By 2020, PHISO will have two regular activities, the biennial workshop and biennial conference. The flow of activities will look like this:
PEW is focused on the presentations of completed research papers by scholars and advanced students aimed for publications, particularly for PHISO flagship academic journal and book series. No parallel, plenary or keynote sessions, only author’s presentation being discussed by all workshop participants at a given time and in one workshop room. Thus, papers have to be submitted one month ahead of the event to give time for participants to read each others’ works. Participants must follow the “instructions for authors” before submitting their manuscripts.

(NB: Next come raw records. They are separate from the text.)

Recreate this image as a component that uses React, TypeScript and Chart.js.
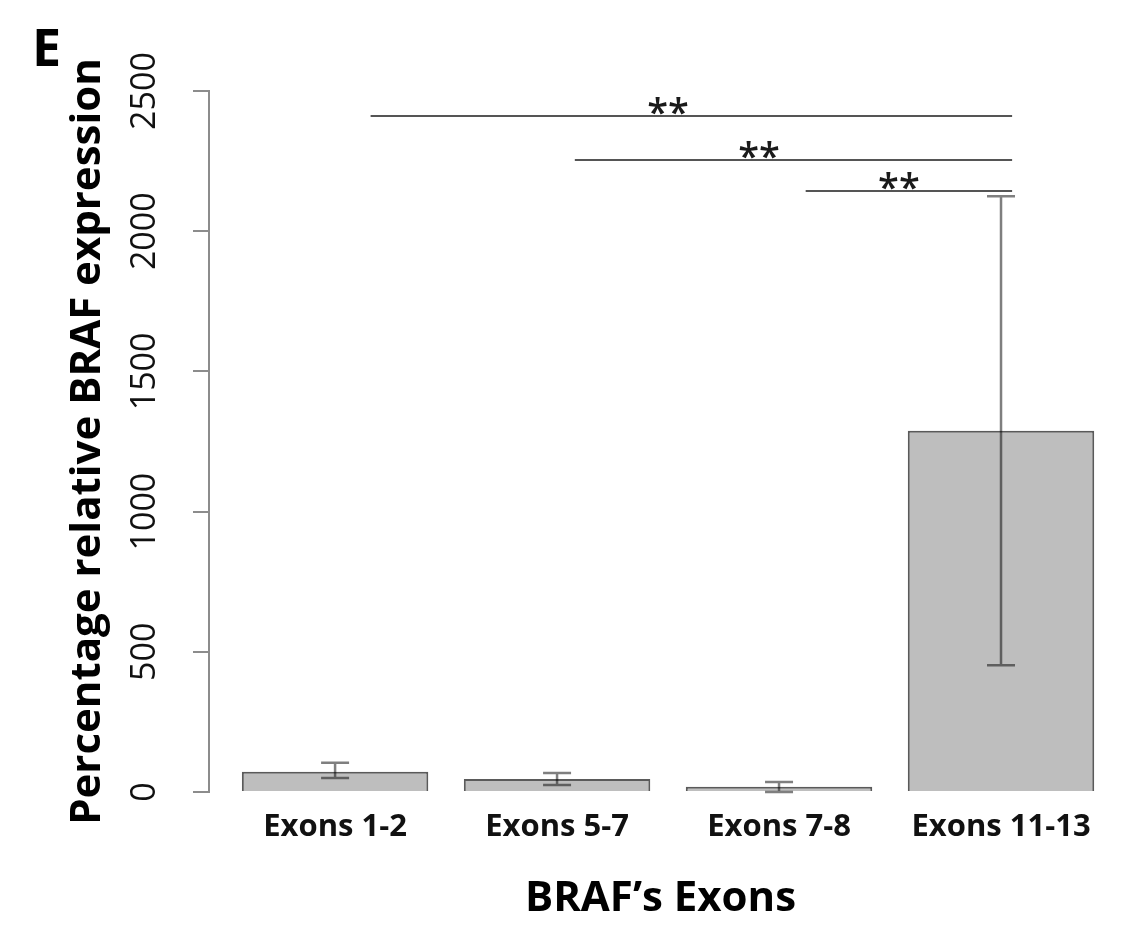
import React, { useEffect, useRef } from "react";
import { Chart, registerables } from "chart.js";

Chart.register(...registerables);

// ---- data ----
const categories = ["Exons 1-2", "Exons 5-7", "Exons 7-8", "Exons 11-13"];
const meanValues = [72, 46, 19, 1288];
const errHigh = [104, 68, 36, 2125];
const errLow = [50, 25, 0, 452];
const yTicks = [0, 500, 1000, 1500, 2000, 2500];
const sigFrom = [0.16, 1.08, 2.12];
const sigTo = [3.05, 3.05, 3.05];
const sigLevel = [2411, 2254, 2143];
const sigStarX = [1.5, 1.91, 2.54];
const sigLabel = ["**", "**", "**"];
const panelLabel = "E";
const yTitle = "Percentage relative BRAF expression";
const xTitle = "BRAF\u2019s Exons";

const FONT = "'Open Sans', 'Liberation Sans', sans-serif";

const errorBarPlugin = {
  id: "errorBars",
  afterDatasetsDraw(chart: any) {
    const ctx = chart.ctx;
    const meta = chart.getDatasetMeta(0);
    const y = chart.scales.y;
    ctx.save();
    ctx.strokeStyle = "rgba(0,0,0,0.5)";
    ctx.lineWidth = 2.5;
    meta.data.forEach((bar: any, i: number) => {
      const x = bar.x;
      const yH = y.getPixelForValue(errHigh[i]);
      const yL = y.getPixelForValue(errLow[i]);
      const cap = 14;
      ctx.beginPath();
      ctx.moveTo(x, yH);
      ctx.lineTo(x, yL);
      ctx.moveTo(x - cap, yH);
      ctx.lineTo(x + cap, yH);
      ctx.moveTo(x - cap, yL);
      ctx.lineTo(x + cap, yL);
      ctx.stroke();
    });
    ctx.restore();
  },
};

const sigPlugin = {
  id: "sig",
  afterDatasetsDraw(chart: any) {
    const ctx = chart.ctx;
    const xs = chart.scales.x;
    const ys = chart.scales.y;
    ctx.save();
    ctx.strokeStyle = "#555";
    ctx.lineWidth = 2;
    ctx.fillStyle = "#1a1a1a";
    ctx.font = `600 38px ${FONT}`;
    ctx.textAlign = "center";
    ctx.textBaseline = "alphabetic";
    sigLevel.forEach((lv, i) => {
      const yy = ys.getPixelForValue(lv);
      ctx.beginPath();
      ctx.moveTo(xs.getPixelForValue(sigFrom[i]), yy);
      ctx.lineTo(xs.getPixelForValue(sigTo[i]), yy);
      ctx.stroke();
      ctx.fillText(sigLabel[i], xs.getPixelForValue(sigStarX[i]), yy + 10);
    });
    // panel label
    ctx.fillStyle = "#000";
    ctx.font = `bold 52px ${FONT}`;
    ctx.textAlign = "left";
    ctx.fillText(panelLabel, 32, 66);
    ctx.restore();
  },
};

export default function App() {
  const ref = useRef<HTMLCanvasElement | null>(null);
  useEffect(() => {
    if (!ref.current) return;
    const chart = new Chart(ref.current, {
      type: "bar",
      data: {
        datasets: [
          {
            data: meanValues.map((v, i) => ({ x: i, y: v })),
            backgroundColor: "#bebebe",
            borderColor: "#5a5a5a",
            borderWidth: 2,
            barPercentage: 0.84,
            categoryPercentage: 1,
          } as any,
        ],
      },
      options: {
        animation: false,
        responsive: true,
        maintainAspectRatio: false,
        devicePixelRatio: 1,
        layout: { padding: { left: 0, top: 91, right: 9, bottom: 0 } },
        plugins: { legend: { display: false }, tooltip: { enabled: false } },
        scales: {
          x: {
            type: "linear",
            min: -0.568,
            max: 3.5,
            offset: false,
            bounds: "data",
            grid: { display: false, offset: false },
            border: { display: false },
            afterBuildTicks: (s: any) => {
              s.ticks = categories.map((_, i) => ({ value: i }));
            },
            afterFit: (s: any) => {
              s.height = 135;
            },
            ticks: {
              callback: (v: any) => categories[v] ?? "",
              color: "#111",
              font: { family: FONT, size: 31, weight: "bold" },
              padding: 9,
              maxRotation: 0,
              autoSkip: false,
            },
            title: {
              display: true,
              text: xTitle,
              color: "#000",
              font: { family: FONT, size: 42, weight: "bold" },
              padding: { top: 0, bottom: 3 },
            },
          } as any,
          y: {
            min: 0,
            max: 2500,
            afterBuildTicks: (s: any) => {
              s.ticks = yTicks.map((v) => ({ value: v }));
            },
            afterFit: (s: any) => {
              s.width = 209;
            },
            grid: {
              display: true,
              drawOnChartArea: false,
              drawTicks: true,
              tickLength: 16,
              color: "#8c8c8c",
              lineWidth: 2,
            },
            border: { display: true, color: "#8c8c8c", width: 2 },
            ticks: {
              callback: (v: any) => String(v),
              color: "#111",
              font: { family: FONT, size: 34 },
              minRotation: 90,
              maxRotation: 90,
              crossAlign: "center",
              padding: 9,
            },
            title: {
              display: true,
              text: yTitle,
              color: "#000",
              font: { family: FONT, size: 42, weight: "bold" },
              padding: { top: 63, bottom: 0 },
            },
          } as any,
        },
      },
      plugins: [errorBarPlugin, sigPlugin],
    });
    return () => chart.destroy();
  }, []);
  return (
    <div style={{ position: "fixed", left: 0, top: 0, width: 1121, height: 927, background: "#fff" }}>
      <canvas ref={ref} style={{ display: "block" }} />
    </div>
  );
}
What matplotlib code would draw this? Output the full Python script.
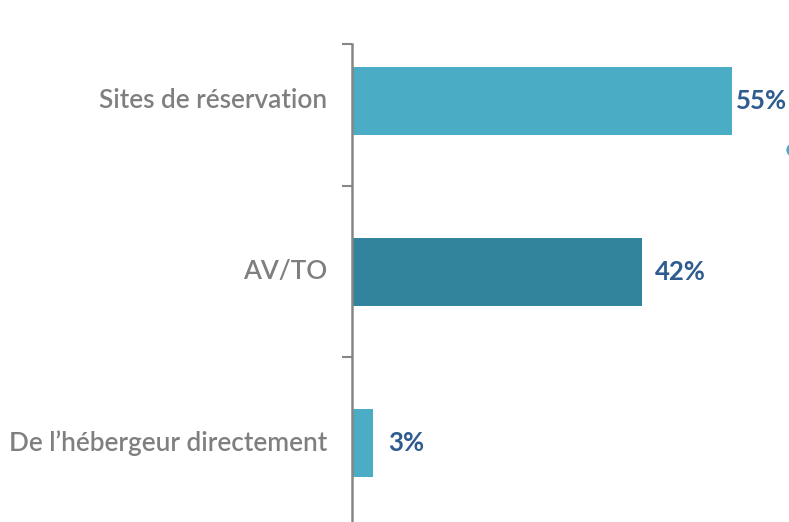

PIC is the conventional gathering of people, from undergraduate students, academics to practitioners, who wanted to network and share their ideas, thoughts and initial research works that are not yet completed. Some may also present completed papers or research findings. The idea is to help novice scholars, early career academics, and students elicit helpful feedback and constructive criticism through paper presentations, academic panels, roundtable discussions, plenary and parallel sessions. PIC’s intent is to nurture a collegial environment that foster cooperation and research collaborations. It abhors gatekeeping of scholarship and university/school turfing by means of so-called “prestige,” “hierarchy,” and “seniority.”
Welcome message from the first president of PHISO:
It is with great pleasure that we welcome you all to the inaugural conference of the Philippine International Studies Organization. Since PHISO’s inception, it has been one of our primary goals to link young students with professors, researchers, practitioners and scholars of International Relations and we are delighted by the sheer amount of participation from these sectors in our activities. In line with the selected theme of this conference, Disciplining the discipline, we hope to be able to interrogate the history and development of IR and IS in the Philippines as well as discuss ways of moving forward in terms of research agenda and scope. Theorizing in IR has undergone rapid changes in the last few decades, not only within the dominant schools of realism and liberalism but also in terms of reflexivist scholarship. In particular, much work has been devoted in recent years to the re-examination of IR’s foundations to allow the field to be more cognizant of marginalized groups, pre-colonial histories, and people-to-people relations. It is within this very framework that we would like to examine Philippine contributions to IR. Indeed, these are exciting times for the field and we invite you all to participate with us, engage with these developments and collaborate with scholars and future leaders in the spirit of scholarly exchange.
I wish you all the best for the conference ahead and welcome you to join our organization.